-- START --

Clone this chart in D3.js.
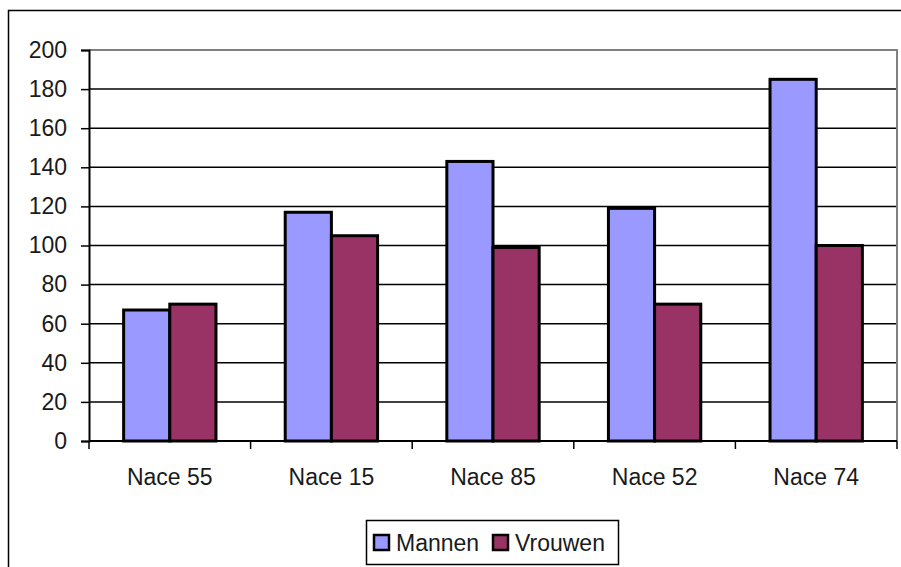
<!DOCTYPE html>
<html>
<head>
<meta charset="utf-8">
<script src="https://cdn.jsdelivr.net/npm/d3@7"></script>
<style>
  body { margin: 0; background: #fff; }
  svg { display: block; }
  text { font-family: "Liberation Sans", Arial, sans-serif; fill: #1a1a1a; }
</style>
</head>
<body>
<svg id="chart" width="901" height="567"></svg>
<script>
const categories = ["Nace 55", "Nace 15", "Nace 85", "Nace 52", "Nace 74"];
const seriesNames = ["Mannen", "Vrouwen"];
const mannen = [67, 117, 143, 119, 185];
const vrouwen = [70, 105, 99, 70, 100];
const yTicks = [0, 20, 40, 60, 80, 100, 120, 140, 160, 180, 200];
const colors = ["#9999ff", "#993366"];

const rows = categories.map((c, i) => ({ cat: c, values: [mannen[i], vrouwen[i]] }));

const W = 901, H = 567;
const plot = { left: 89, right: 897, top: 50, bottom: 441 };

const svg = d3.select("#chart");

// outer chart frame (runs off the right / bottom edge)
svg.append("rect")
    .attr("x", 8.5).attr("y", 10.5)
    .attr("width", W + 10).attr("height", H + 10)
    .attr("fill", "#fff")
    .attr("stroke", "#000")
    .attr("stroke-width", 1.5);

const x0 = d3.scaleBand()
    .domain(categories)
    .range([plot.left, plot.right]);

const x1 = d3.scaleBand()
    .domain(seriesNames)
    .range([0, x0.bandwidth()])
    .paddingOuter(0.75);

const y = d3.scaleLinear()
    .domain([0, 200])
    .range([plot.bottom, plot.top]);

// gridlines
svg.append("g")
    .selectAll("line")
    .data(yTicks.filter(d => d > 0 && d < 200))
    .enter().append("line")
    .attr("x1", plot.left).attr("x2", plot.right)
    .attr("y1", d => y(d)).attr("y2", d => y(d))
    .attr("stroke", "#000")
    .attr("stroke-width", 1.5);

// plot area border top/right (grey)
svg.append("path")
    .attr("d", `M${plot.left},${plot.top}H${plot.right}V${plot.bottom}`)
    .attr("fill", "none")
    .attr("stroke", "#808080")
    .attr("stroke-width", 2);

// bars
const groups = svg.append("g")
    .selectAll("g")
    .data(rows)
    .enter().append("g")
    .attr("transform", d => `translate(${x0(d.cat)},0)`);

groups.selectAll("rect")
    .data(d => d.values.map((v, i) => ({ key: seriesNames[i], v: v, i: i })))
    .enter().append("rect")
    .attr("x", d => x1(d.key))
    .attr("y", d => y(d.v))
    .attr("width", x1.bandwidth())
    .attr("height", d => y(0) - y(d.v))
    .attr("fill", d => colors[d.i])
    .attr("stroke", "#000")
    .attr("stroke-width", 3);

// y axis
const yAxis = svg.append("g")
    .attr("transform", `translate(${plot.left},0)`)
    .call(d3.axisLeft(y).tickValues(yTicks).tickSize(8).tickPadding(14));
yAxis.select(".domain").attr("stroke", "#000").attr("stroke-width", 2);
yAxis.selectAll(".tick line").attr("stroke", "#000").attr("stroke-width", 1.5);
yAxis.selectAll(".tick text")
    .style("font-size", "23px")
    .attr("fill", "#1a1a1a");

// x axis
const xAxis = svg.append("g")
    .attr("transform", `translate(0,${plot.bottom})`)
    .call(d3.axisBottom(x0).tickSize(0).tickPadding(28));
xAxis.select(".domain").attr("stroke", "#000").attr("stroke-width", 2)
    .attr("d", `M${plot.left},0H${plot.right}`);
xAxis.selectAll(".tick text")
    .style("font-size", "23px")
    .attr("fill", "#1a1a1a");

// category separator ticks
const sepTicks = categories.map(c => x0(c)).concat([plot.right]);
svg.append("g")
    .selectAll("line")
    .data(sepTicks)
    .enter().append("line")
    .attr("x1", d => d).attr("x2", d => d)
    .attr("y1", plot.bottom).attr("y2", plot.bottom + 8)
    .attr("stroke", "#000")
    .attr("stroke-width", 1.5);

// legend
const legend = svg.append("g");
legend.append("rect")
    .attr("x", 366.5).attr("y", 520.5)
    .attr("width", 252).attr("height", 44)
    .attr("fill", "#fff")
    .attr("stroke", "#000")
    .attr("stroke-width", 1.5);

const legendX = [374, 493];
seriesNames.forEach((name, i) => {
  legend.append("rect")
      .attr("x", legendX[i]).attr("y", 535)
      .attr("width", 15).attr("height", 15)
      .attr("fill", colors[i])
      .attr("stroke", "#000")
      .attr("stroke-width", 2.5);
  legend.append("text")
      .attr("x", legendX[i] + 22).attr("y", 551)
      .style("font-size", "23px")
      .text(name);
});
</script>
</body>
</html>
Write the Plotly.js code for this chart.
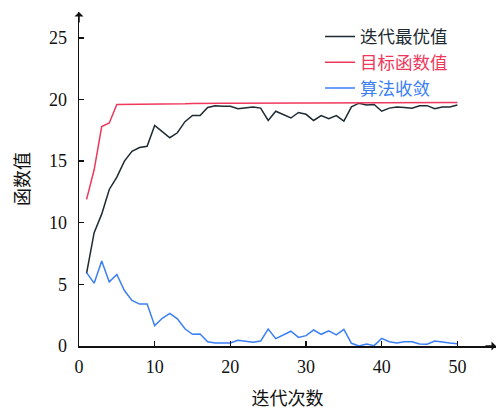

-- END --

List all lines from the entries that include the word "chart".

Clone this chart in D3.js.
<svg id="chart" width="901" height="567"></svg>
const svg = d3.select("#chart");
// outer chart frame (runs off the right / bottom edge)
Write the Plotly.js code for this chart.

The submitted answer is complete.